For a CRO, the consequence is direct: every unstructured proof point is a qualification the agent-driven account never receives.

BCG estimates a $200 billion opportunity in agentic AI for enterprise service providers. The vendors capturing that opportunity are the ones converting their proof points, specifically the same data that used to go into a QBR deck and went unread between quarters, into structured, queryable records that an agent can access, weigh, and act on before any human meeting is scheduled.

One question determines which vendors enter that market: can the organization make its evidence legible to a non-human evaluator? 96% of B2B companies that were invisible in early-stage AI discovery did not arrive there by deliberate choice.

They arrived through inertia: the same marketing, product, and brand investment motions that worked when every buyer was human still feel like they should work now.
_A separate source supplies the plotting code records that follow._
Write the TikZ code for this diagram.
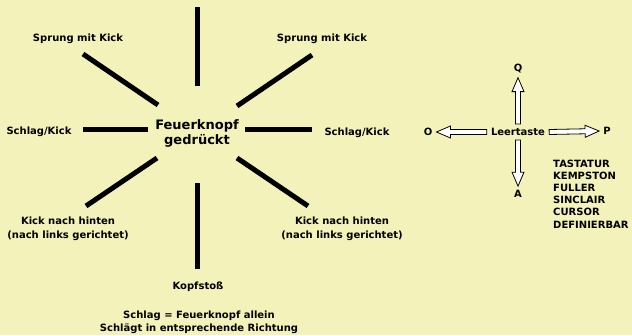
\documentclass[tikz,border=0pt]{standalone}
\usepackage{fontspec}
\setmainfont{DejaVu Sans}
\usetikzlibrary{calc}

\definecolor{bgyellow}{RGB}{242,242,186}

\tikzset{
  lbl/.style={font=\bfseries\fontsize{10}{14}\selectfont, inner sep=0pt, align=center},
  keyname/.style={font=\bfseries\fontsize{10}{12}\selectfont, inner sep=4pt},
  ray/.style={line width=5pt},
  hollow/.style={draw, fill=white, line width=0.8pt, line join=miter, to path={
    ($(\tikztostart)!2.5pt!90:(\tikztotarget)$)
    -- ($(\tikztotarget)!14pt!(\tikztostart)!2.5pt!90:(\tikztotarget)$)
    -- ($(\tikztotarget)!14pt!(\tikztostart)!6pt!90:(\tikztotarget)$)
    -- (\tikztotarget)
    -- ($(\tikztotarget)!14pt!(\tikztostart)!6pt!-90:(\tikztotarget)$)
    -- ($(\tikztotarget)!14pt!(\tikztostart)!2.5pt!-90:(\tikztotarget)$)
    -- ($(\tikztostart)!2.5pt!-90:(\tikztotarget)$) -- cycle}}
}

\begin{document}
\begin{tikzpicture}[x=1pt, y=-1pt]
  \fill[bgyellow] (0,0) rectangle (632,335);
  \useasboundingbox (0,0) rectangle (632,335);

  % Feuerknopf
  \node[font=\bfseries\fontsize{13}{15}\selectfont, align=center, inner sep=0pt] (fk) at (197,133) {Feuerknopf\\gedrückt};
  \foreach \i/\o in {{197,86}/{197,7}, {158,105}/{83,54}, {148,129}/{83,129},
                     {157,158}/{86,206}, {197,183}/{197,269}, {237,158}/{308,206},
                     {245,129}/{312,129}, {237,106}/{312,55}}
    \draw[ray] (\i) -- (\o);

  \node[lbl] (sprung-l) at (78,39) {Sprung mit Kick};
  \node[lbl] (sprung-r) at (322,39) {Sprung mit Kick};
  \node[lbl] (schlag-l) at (39,132) {Schlag/Kick};
  \node[lbl] (schlag-r) at (357,133) {Schlag/Kick};
  \node[lbl] (kick-l) at (68,229) {Kick nach hinten\\(nach links gerichtet)};
  \node[lbl] (kick-r) at (342,229) {Kick nach hinten\\(nach links gerichtet)};
  \node[lbl] (kopf) at (198,287) {Kopfstoß};
  \node[lbl, font=\bfseries\fontsize{10}{13}\selectfont] (note) at (199,322)
    {Schlag = Feuerknopf allein\\Schlägt in entsprechende Richtung};

  % Tastatur
  \node[keyname] (lt) at (518,132) {Leertaste};
  \node[keyname] (q) at (518,69) {Q};
  \node[keyname] (a) at (518,194) {A};
  \node[keyname] (o) at (428,132) {O};
  \node[keyname] (p) at (607,131) {P};
  \draw[hollow] (lt.north) to (q.south);
  \draw[hollow] (lt.south) to (a.north);
  \draw[hollow] (lt.west) to (o.east);
  \draw[hollow] (lt.east) to (p.west);

  \node[lbl, align=left, anchor=north west, font=\bfseries\fontsize{10}{12.2}\selectfont] (modes) at (553,159.5)
    {TASTATUR\\KEMPSTON\\FULLER\\SINCLAIR\\CURSOR\\DEFINIERBAR};
\end{tikzpicture}
\end{document}
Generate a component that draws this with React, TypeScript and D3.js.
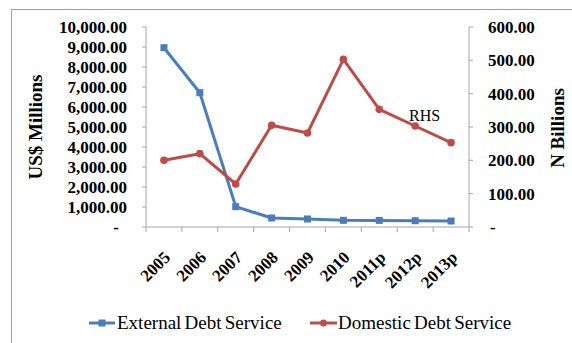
import React from "react";
import * as d3 from "d3";

const categories = ["2005", "2006", "2007", "2008", "2009", "2010", "2011p", "2012p", "2013p"];
const externalDebt = [8965, 6715, 1017, 450, 400, 333, 330, 315, 300];
const domesticDebt = [200, 220, 129, 305, 282, 503, 353, 303, 253];
const leftTicks = [0, 1000, 2000, 3000, 4000, 5000, 6000, 7000, 8000, 9000, 10000];
const rightTicks = [0, 100, 200, 300, 400, 500, 600];

const W = 572, H = 343;
const x0 = 146, x1 = 469, yTop = 27, yBot = 227;
const blue = "#4a7ebb", red = "#be4b48", axisCol = "#a6a6a6";
const font = "Liberation Serif, DejaVu Serif, serif";

export default function App() {
  const x = d3.scaleBand().domain(categories).range([x0, x1]);
  const yL = d3.scaleLinear().domain([0, 10000]).range([yBot, yTop]);
  const yR = d3.scaleLinear().domain([0, 600]).range([yBot, yTop]);
  const cx = (c: string) => (x(c) as number) + x.bandwidth() / 2;
  const fmt = d3.format(",.2f");

  const lineL = d3.line<number>().x((_, i) => cx(categories[i])).y((d) => yL(d));
  const lineR = d3.line<number>().x((_, i) => cx(categories[i])).y((d) => yR(d));
  const boundaries = d3.range(categories.length + 1).map((i) => x0 + i * x.step());

  return (
    <svg width={W} height={H} style={{ position: "absolute", left: 0, top: 0, fontFamily: font }}>
      <rect x={0} y={0} width={W} height={H} fill="#fff" />
      <rect x={11.5} y={9.5} width={W + 20} height={H + 20} fill="none" stroke="#a0a0a0" strokeWidth={1} />

      {/* axes */}
      <line x1={x0} x2={x0} y1={yTop} y2={yBot} stroke={axisCol} />
      <line x1={x1} x2={x1} y1={yTop} y2={yBot} stroke={axisCol} />
      <line x1={x0} x2={x1} y1={yBot} y2={yBot} stroke={axisCol} />
      {leftTicks.map((t) => (
        <g key={"l" + t}>
          <line x1={x0 - 4} x2={x0} y1={yL(t)} y2={yL(t)} stroke={axisCol} />
          <text x={t === 0 ? 119 : 127} y={yL(t)} dy="0.35em" textAnchor="end" fontSize={17} fontWeight="bold">
            {t === 0 ? "-" : fmt(t)}
          </text>
        </g>
      ))}
      {rightTicks.map((t) => (
        <g key={"r" + t}>
          <line x1={x1} x2={x1 + 4} y1={yR(t)} y2={yR(t)} stroke={axisCol} />
          <text x={t === 0 ? 490 : 488} y={yR(t)} dy="0.35em" textAnchor="start" fontSize={17} fontWeight="bold">
            {t === 0 ? "-" : fmt(t)}
          </text>
        </g>
      ))}
      {boundaries.map((b, i) => (
        <line key={"b" + i} x1={b} x2={b} y1={yBot} y2={yBot + 5} stroke={axisCol} />
      ))}
      {categories.map((c) => (
        <text key={c} transform={`translate(${cx(c) - 1},${yBot + 23}) rotate(-45)`} textAnchor="end" dy="0.7em"
          fontSize={17} fontWeight="bold">
          {c}
        </text>
      ))}

      {/* titles */}
      <text transform={`translate(42,127) rotate(-90)`} textAnchor="middle" fontSize={19} fontWeight="bold">
        US$ Millions
      </text>
      <text transform={`translate(564,128) rotate(-90)`} textAnchor="middle" fontSize={19} fontWeight="bold">
        N Billions
      </text>

      {/* series */}
      <path d={lineL(externalDebt) as string} fill="none" stroke={blue} strokeWidth={3} strokeLinejoin="round" />
      {externalDebt.map((v, i) => (
        <rect key={"s" + i} x={cx(categories[i]) - 3.5} y={yL(v) - 3.5} width={7} height={7} fill={blue} />
      ))}
      <path d={lineR(domesticDebt) as string} fill="none" stroke={red} strokeWidth={3} strokeLinejoin="round" />
      {domesticDebt.map((v, i) => (
        <circle key={"c" + i} cx={cx(categories[i])} cy={yR(v)} r={3.8} fill={red} />
      ))}
      <text x={409} y={121} fontSize={16}>RHS</text>

      {/* legend */}
      <line x1={89} x2={115} y1={323} y2={323} stroke={blue} strokeWidth={3} />
      <rect x={98.5} y={319.5} width={7} height={7} fill={blue} />
      <text x={117} y={329} fontSize={19} wordSpacing={-1.5}>External Debt Service</text>
      <line x1={310} x2={337} y1={323} y2={323} stroke={red} strokeWidth={3} />
      <circle cx={323.5} cy={323} r={3.5} fill={red} />
      <text x={338} y={329} fontSize={19} wordSpacing={-1.5}>Domestic Debt Service</text>
    </svg>
  );
}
Companies that move before this transition reaches mainstream procurement will secure more than improved win rates – they'll capture an entirely new class of buyer, leaving competitors stranded in a human-only marketplace.

Conclusion

The companies that make it onto agent shortlists won't get there through better messaging or a stronger brand narrative. They'll get there because they built what the AI agents can read: queryable product data, API-accessible capabilities, and structured proof points.

The marketing investment that works on human buyers still reaches human buyers. But it doesn't reach the buyer running the procurement workflow right now. That gap exists, and closing it will require an engineering solution.